Source records
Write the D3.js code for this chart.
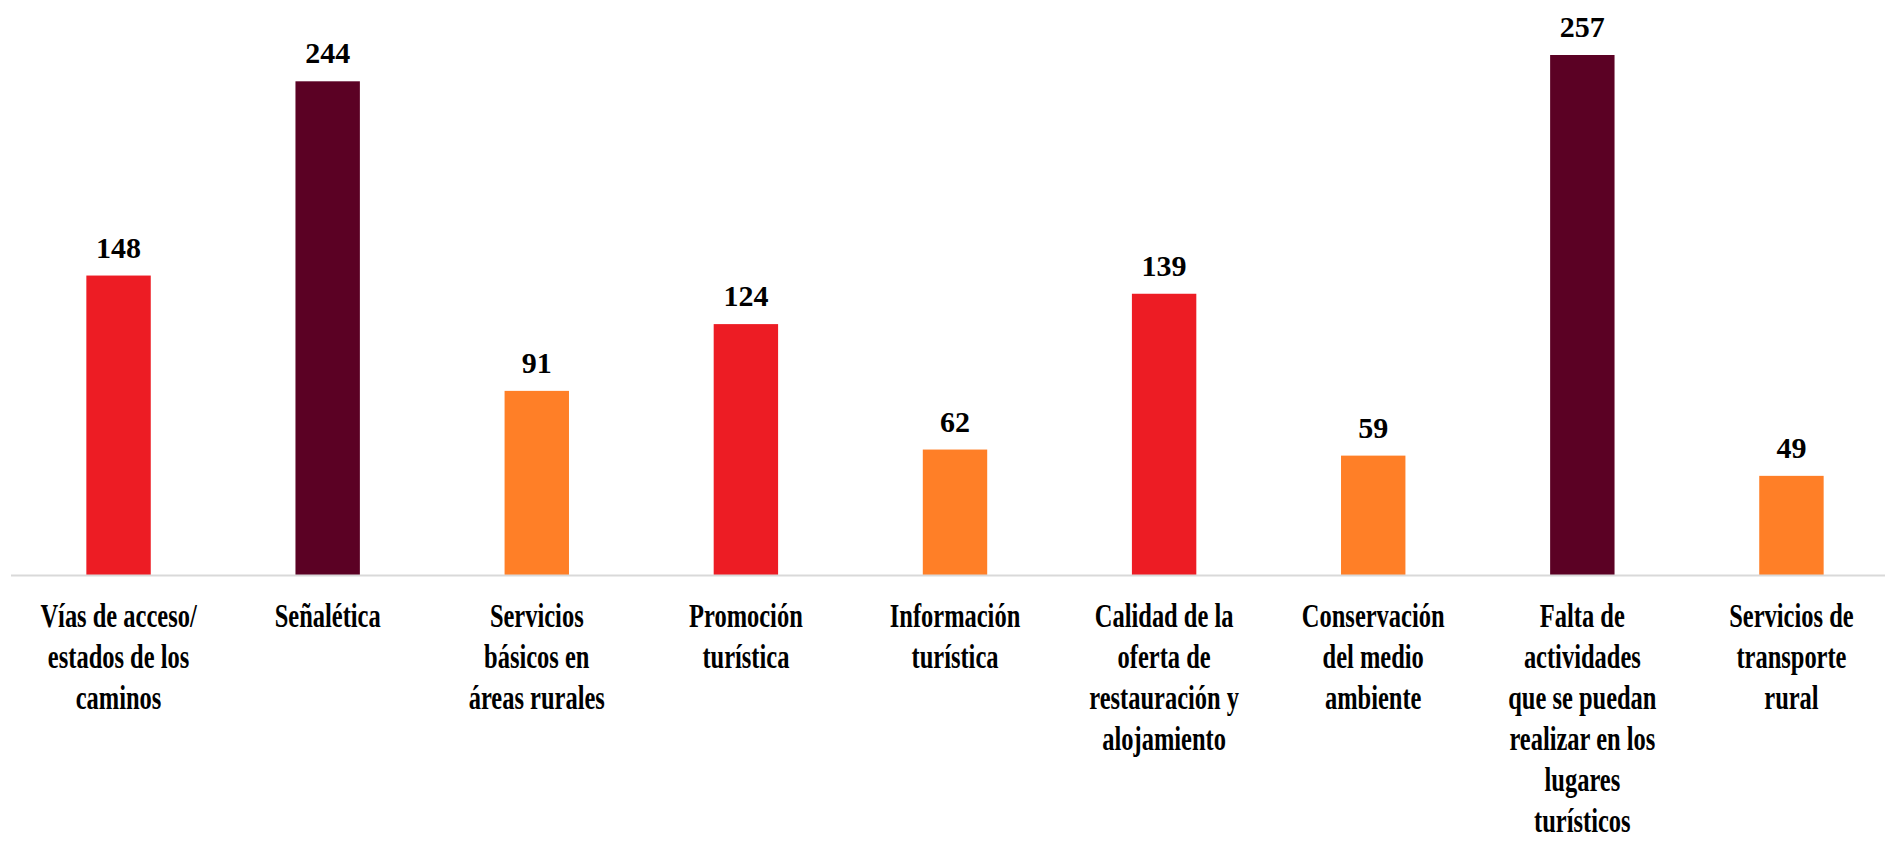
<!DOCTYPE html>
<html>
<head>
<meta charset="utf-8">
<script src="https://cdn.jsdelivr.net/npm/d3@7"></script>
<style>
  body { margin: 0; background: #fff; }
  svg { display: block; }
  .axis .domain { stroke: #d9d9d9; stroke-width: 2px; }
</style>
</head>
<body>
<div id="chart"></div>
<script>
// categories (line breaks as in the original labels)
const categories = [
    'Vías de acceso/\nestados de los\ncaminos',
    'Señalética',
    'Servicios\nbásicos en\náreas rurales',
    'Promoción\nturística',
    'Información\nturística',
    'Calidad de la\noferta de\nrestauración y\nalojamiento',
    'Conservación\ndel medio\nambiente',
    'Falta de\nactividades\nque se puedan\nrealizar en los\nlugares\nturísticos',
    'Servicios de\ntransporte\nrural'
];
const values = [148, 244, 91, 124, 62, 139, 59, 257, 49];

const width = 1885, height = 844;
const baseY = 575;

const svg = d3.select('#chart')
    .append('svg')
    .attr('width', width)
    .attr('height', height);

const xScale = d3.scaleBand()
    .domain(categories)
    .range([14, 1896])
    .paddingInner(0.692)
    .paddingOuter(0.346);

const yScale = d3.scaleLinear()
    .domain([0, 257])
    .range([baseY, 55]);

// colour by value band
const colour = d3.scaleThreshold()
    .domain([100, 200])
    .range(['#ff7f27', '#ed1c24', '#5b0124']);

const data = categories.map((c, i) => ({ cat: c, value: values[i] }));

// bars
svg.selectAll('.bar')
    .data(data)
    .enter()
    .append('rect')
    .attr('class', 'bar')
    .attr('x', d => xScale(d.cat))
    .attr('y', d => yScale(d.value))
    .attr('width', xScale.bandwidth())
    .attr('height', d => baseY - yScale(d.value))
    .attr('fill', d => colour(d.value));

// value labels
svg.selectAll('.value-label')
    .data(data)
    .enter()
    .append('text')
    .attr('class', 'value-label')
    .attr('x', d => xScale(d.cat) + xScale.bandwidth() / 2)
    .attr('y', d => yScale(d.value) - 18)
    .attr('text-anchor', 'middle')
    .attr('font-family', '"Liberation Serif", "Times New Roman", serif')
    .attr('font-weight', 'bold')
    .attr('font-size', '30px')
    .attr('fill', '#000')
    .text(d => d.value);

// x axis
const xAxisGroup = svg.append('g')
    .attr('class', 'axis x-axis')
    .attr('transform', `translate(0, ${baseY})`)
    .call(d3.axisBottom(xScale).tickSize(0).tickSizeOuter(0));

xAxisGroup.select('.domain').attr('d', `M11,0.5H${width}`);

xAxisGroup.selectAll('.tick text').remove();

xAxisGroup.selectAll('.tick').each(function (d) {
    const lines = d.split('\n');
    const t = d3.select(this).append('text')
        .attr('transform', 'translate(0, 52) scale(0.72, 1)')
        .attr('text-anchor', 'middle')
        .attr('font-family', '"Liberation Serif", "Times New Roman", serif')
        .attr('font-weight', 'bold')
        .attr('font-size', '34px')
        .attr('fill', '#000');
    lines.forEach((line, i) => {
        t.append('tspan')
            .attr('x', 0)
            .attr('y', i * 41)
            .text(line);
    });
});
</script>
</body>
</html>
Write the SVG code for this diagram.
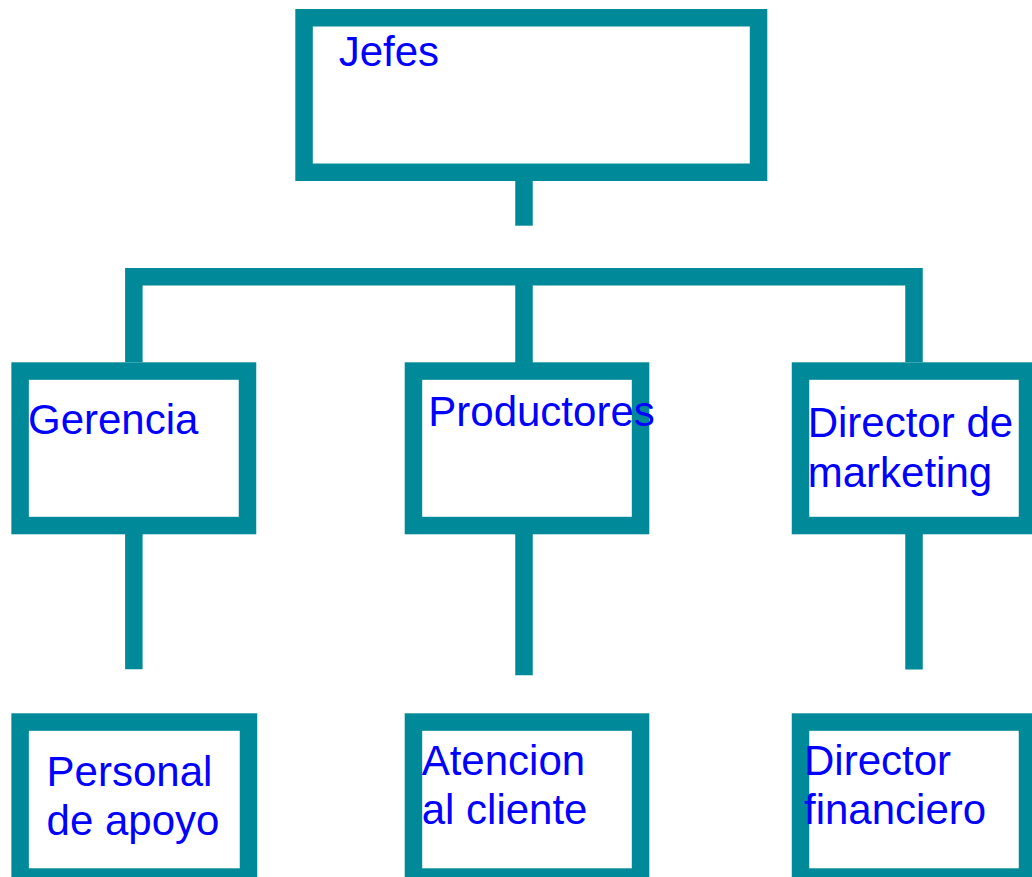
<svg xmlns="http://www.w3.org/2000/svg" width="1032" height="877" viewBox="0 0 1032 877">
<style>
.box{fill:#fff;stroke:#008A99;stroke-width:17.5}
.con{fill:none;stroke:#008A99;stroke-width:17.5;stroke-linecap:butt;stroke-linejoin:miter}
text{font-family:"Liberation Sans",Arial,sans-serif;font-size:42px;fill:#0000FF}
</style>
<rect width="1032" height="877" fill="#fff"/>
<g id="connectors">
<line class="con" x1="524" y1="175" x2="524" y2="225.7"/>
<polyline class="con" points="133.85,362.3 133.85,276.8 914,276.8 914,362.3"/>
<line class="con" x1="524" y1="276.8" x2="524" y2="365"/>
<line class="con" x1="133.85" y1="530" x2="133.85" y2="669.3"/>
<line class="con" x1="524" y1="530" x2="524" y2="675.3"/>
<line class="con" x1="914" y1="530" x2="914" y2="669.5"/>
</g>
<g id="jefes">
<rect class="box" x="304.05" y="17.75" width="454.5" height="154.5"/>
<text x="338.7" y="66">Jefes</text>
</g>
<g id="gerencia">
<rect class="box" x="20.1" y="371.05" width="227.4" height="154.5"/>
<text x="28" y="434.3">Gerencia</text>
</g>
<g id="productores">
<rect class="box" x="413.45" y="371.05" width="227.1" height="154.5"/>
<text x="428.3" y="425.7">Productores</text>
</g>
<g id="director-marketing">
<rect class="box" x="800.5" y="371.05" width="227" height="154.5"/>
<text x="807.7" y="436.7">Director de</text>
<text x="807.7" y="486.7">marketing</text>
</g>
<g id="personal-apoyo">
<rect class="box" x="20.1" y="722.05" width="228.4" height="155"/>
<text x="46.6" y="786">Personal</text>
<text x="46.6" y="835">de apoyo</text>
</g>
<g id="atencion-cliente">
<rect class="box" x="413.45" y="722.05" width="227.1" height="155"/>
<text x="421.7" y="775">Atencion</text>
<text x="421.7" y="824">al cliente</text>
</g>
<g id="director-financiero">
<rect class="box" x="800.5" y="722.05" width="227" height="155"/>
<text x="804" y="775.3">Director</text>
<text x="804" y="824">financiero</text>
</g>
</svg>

PROBLEM TO SOLVE:
Transcribe the records word for word and include no pictures.

RESPONSE BELOW:
Write the D3.js code for this chart.
<!DOCTYPE html>
<html>
<head>
<meta charset="utf-8">
<script src="https://cdn.jsdelivr.net/npm/d3@7"></script>
<style>
  body { margin: 0; background: #fff; }
  svg { display: block; }
  .axis .domain { stroke: #d9d9d9; stroke-width: 2px; }
</style>
</head>
<body>
<div id="chart"></div>
<script>
// categories (line breaks as in the original labels)
const categories = [
    'Vías de acceso/\nestados de los\ncaminos',
    'Señalética',
    'Servicios\nbásicos en\náreas rurales',
    'Promoción\nturística',
    'Información\nturística',
    'Calidad de la\noferta de\nrestauración y\nalojamiento',
    'Conservación\ndel medio\nambiente',
    'Falta de\nactividades\nque se puedan\nrealizar en los\nlugares\nturísticos',
    'Servicios de\ntransporte\nrural'
];
const values = [148, 244, 91, 124, 62, 139, 59, 257, 49];

const width = 1885, height = 844;
const baseY = 575;

const svg = d3.select('#chart')
    .append('svg')
    .attr('width', width)
    .attr('height', height);

const xScale = d3.scaleBand()
    .domain(categories)
    .range([14, 1896])
    .paddingInner(0.692)
    .paddingOuter(0.346);

const yScale = d3.scaleLinear()
    .domain([0, 257])
    .range([baseY, 55]);

// colour by value band
const colour = d3.scaleThreshold()
    .domain([100, 200])
    .range(['#ff7f27', '#ed1c24', '#5b0124']);

const data = categories.map((c, i) => ({ cat: c, value: values[i] }));

// bars
svg.selectAll('.bar')
    .data(data)
    .enter()
    .append('rect')
    .attr('class', 'bar')
    .attr('x', d => xScale(d.cat))
    .attr('y', d => yScale(d.value))
    .attr('width', xScale.bandwidth())
    .attr('height', d => baseY - yScale(d.value))
    .attr('fill', d => colour(d.value));

// value labels
svg.selectAll('.value-label')
    .data(data)
    .enter()
    .append('text')
    .attr('class', 'value-label')
    .attr('x', d => xScale(d.cat) + xScale.bandwidth() / 2)
    .attr('y', d => yScale(d.value) - 18)
    .attr('text-anchor', 'middle')
    .attr('font-family', '"Liberation Serif", "Times New Roman", serif')
    .attr('font-weight', 'bold')
    .attr('font-size', '30px')
    .attr('fill', '#000')
    .text(d => d.value);

// x axis
const xAxisGroup = svg.append('g')
    .attr('class', 'axis x-axis')
    .attr('transform', `translate(0, ${baseY})`)
    .call(d3.axisBottom(xScale).tickSize(0).tickSizeOuter(0));

xAxisGroup.select('.domain').attr('d', `M11,0.5H${width}`);

xAxisGroup.selectAll('.tick text').remove();

xAxisGroup.selectAll('.tick').each(function (d) {
    const lines = d.split('\n');
    const t = d3.select(this).append('text')
        .attr('transform', 'translate(0, 52) scale(0.72, 1)')
        .attr('text-anchor', 'middle')
        .attr('font-family', '"Liberation Serif", "Times New Roman", serif')
        .attr('font-weight', 'bold')
        .attr('font-size', '34px')
        .attr('fill', '#000');
    lines.forEach((line, i) => {
        t.append('tspan')
            .attr('x', 0)
            .attr('y', i * 41)
            .text(line);
    });
});
</script>
</body>
</html>
Write the SVG code for this diagram.
<svg xmlns="http://www.w3.org/2000/svg" width="1032" height="877" viewBox="0 0 1032 877">
<style>
.box{fill:#fff;stroke:#008A99;stroke-width:17.5}
.con{fill:none;stroke:#008A99;stroke-width:17.5;stroke-linecap:butt;stroke-linejoin:miter}
text{font-family:"Liberation Sans",Arial,sans-serif;font-size:42px;fill:#0000FF}
</style>
<rect width="1032" height="877" fill="#fff"/>
<g id="connectors">
<line class="con" x1="524" y1="175" x2="524" y2="225.7"/>
<polyline class="con" points="133.85,362.3 133.85,276.8 914,276.8 914,362.3"/>
<line class="con" x1="524" y1="276.8" x2="524" y2="365"/>
<line class="con" x1="133.85" y1="530" x2="133.85" y2="669.3"/>
<line class="con" x1="524" y1="530" x2="524" y2="675.3"/>
<line class="con" x1="914" y1="530" x2="914" y2="669.5"/>
</g>
<g id="jefes">
<rect class="box" x="304.05" y="17.75" width="454.5" height="154.5"/>
<text x="338.7" y="66">Jefes</text>
</g>
<g id="gerencia">
<rect class="box" x="20.1" y="371.05" width="227.4" height="154.5"/>
<text x="28" y="434.3">Gerencia</text>
</g>
<g id="productores">
<rect class="box" x="413.45" y="371.05" width="227.1" height="154.5"/>
<text x="428.3" y="425.7">Productores</text>
</g>
<g id="director-marketing">
<rect class="box" x="800.5" y="371.05" width="227" height="154.5"/>
<text x="807.7" y="436.7">Director de</text>
<text x="807.7" y="486.7">marketing</text>
</g>
<g id="personal-apoyo">
<rect class="box" x="20.1" y="722.05" width="228.4" height="155"/>
<text x="46.6" y="786">Personal</text>
<text x="46.6" y="835">de apoyo</text>
</g>
<g id="atencion-cliente">
<rect class="box" x="413.45" y="722.05" width="227.1" height="155"/>
<text x="421.7" y="775">Atencion</text>
<text x="421.7" y="824">al cliente</text>
</g>
<g id="director-financiero">
<rect class="box" x="800.5" y="722.05" width="227" height="155"/>
<text x="804" y="775.3">Director</text>
<text x="804" y="824">financiero</text>
</g>
</svg>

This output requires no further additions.